▸ CHALLENGE: Go through the entries one line at a time, and gather every line that has the word "diagram".

▸ SUPPLIED ENTRIES:
•••

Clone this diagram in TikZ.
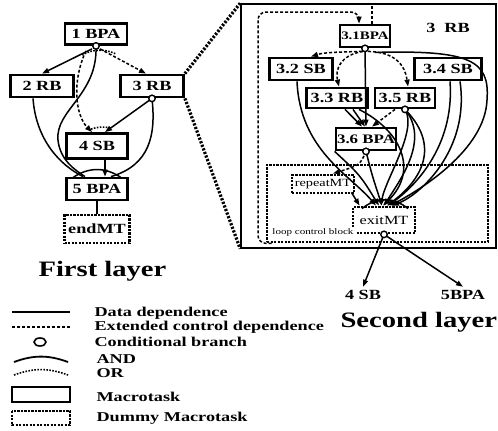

•••

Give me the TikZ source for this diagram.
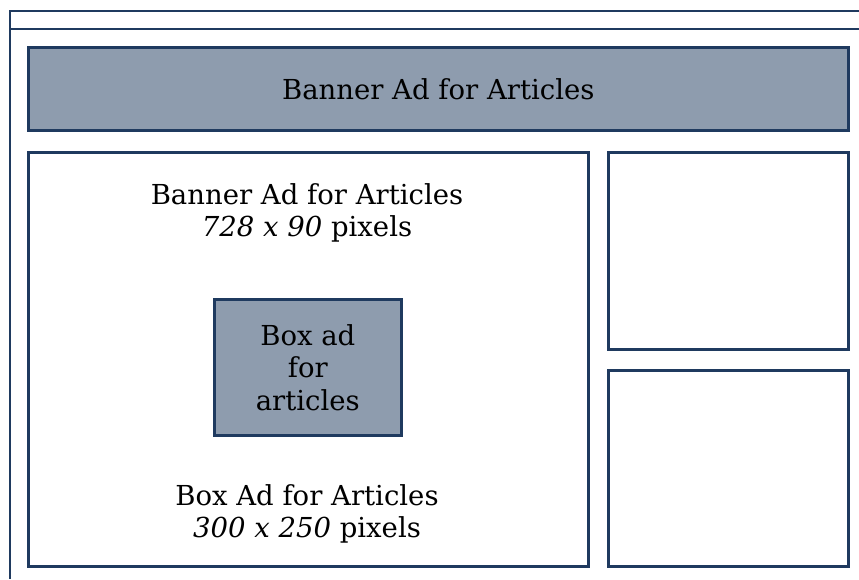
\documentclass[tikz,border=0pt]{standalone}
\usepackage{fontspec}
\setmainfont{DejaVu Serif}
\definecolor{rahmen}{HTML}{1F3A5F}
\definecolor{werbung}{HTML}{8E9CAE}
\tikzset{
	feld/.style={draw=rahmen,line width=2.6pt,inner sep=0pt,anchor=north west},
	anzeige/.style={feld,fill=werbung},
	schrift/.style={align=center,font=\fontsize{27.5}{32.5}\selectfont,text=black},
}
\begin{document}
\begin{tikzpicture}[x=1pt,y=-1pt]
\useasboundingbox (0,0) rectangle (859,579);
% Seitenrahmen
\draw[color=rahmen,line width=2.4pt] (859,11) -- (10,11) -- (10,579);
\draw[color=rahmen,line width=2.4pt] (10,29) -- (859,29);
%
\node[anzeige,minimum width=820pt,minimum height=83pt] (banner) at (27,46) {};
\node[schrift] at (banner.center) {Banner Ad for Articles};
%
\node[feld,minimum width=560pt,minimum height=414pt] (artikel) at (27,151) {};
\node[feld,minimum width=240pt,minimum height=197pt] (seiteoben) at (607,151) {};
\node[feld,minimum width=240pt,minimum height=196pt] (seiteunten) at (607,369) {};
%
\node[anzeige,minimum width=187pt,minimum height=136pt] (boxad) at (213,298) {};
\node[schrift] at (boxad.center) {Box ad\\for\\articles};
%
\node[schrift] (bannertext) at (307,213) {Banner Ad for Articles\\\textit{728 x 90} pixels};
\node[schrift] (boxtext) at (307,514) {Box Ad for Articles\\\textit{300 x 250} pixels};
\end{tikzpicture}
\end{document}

•••

▸ WORKED ANSWER:
Clone this diagram in TikZ.
Give me the TikZ source for this diagram.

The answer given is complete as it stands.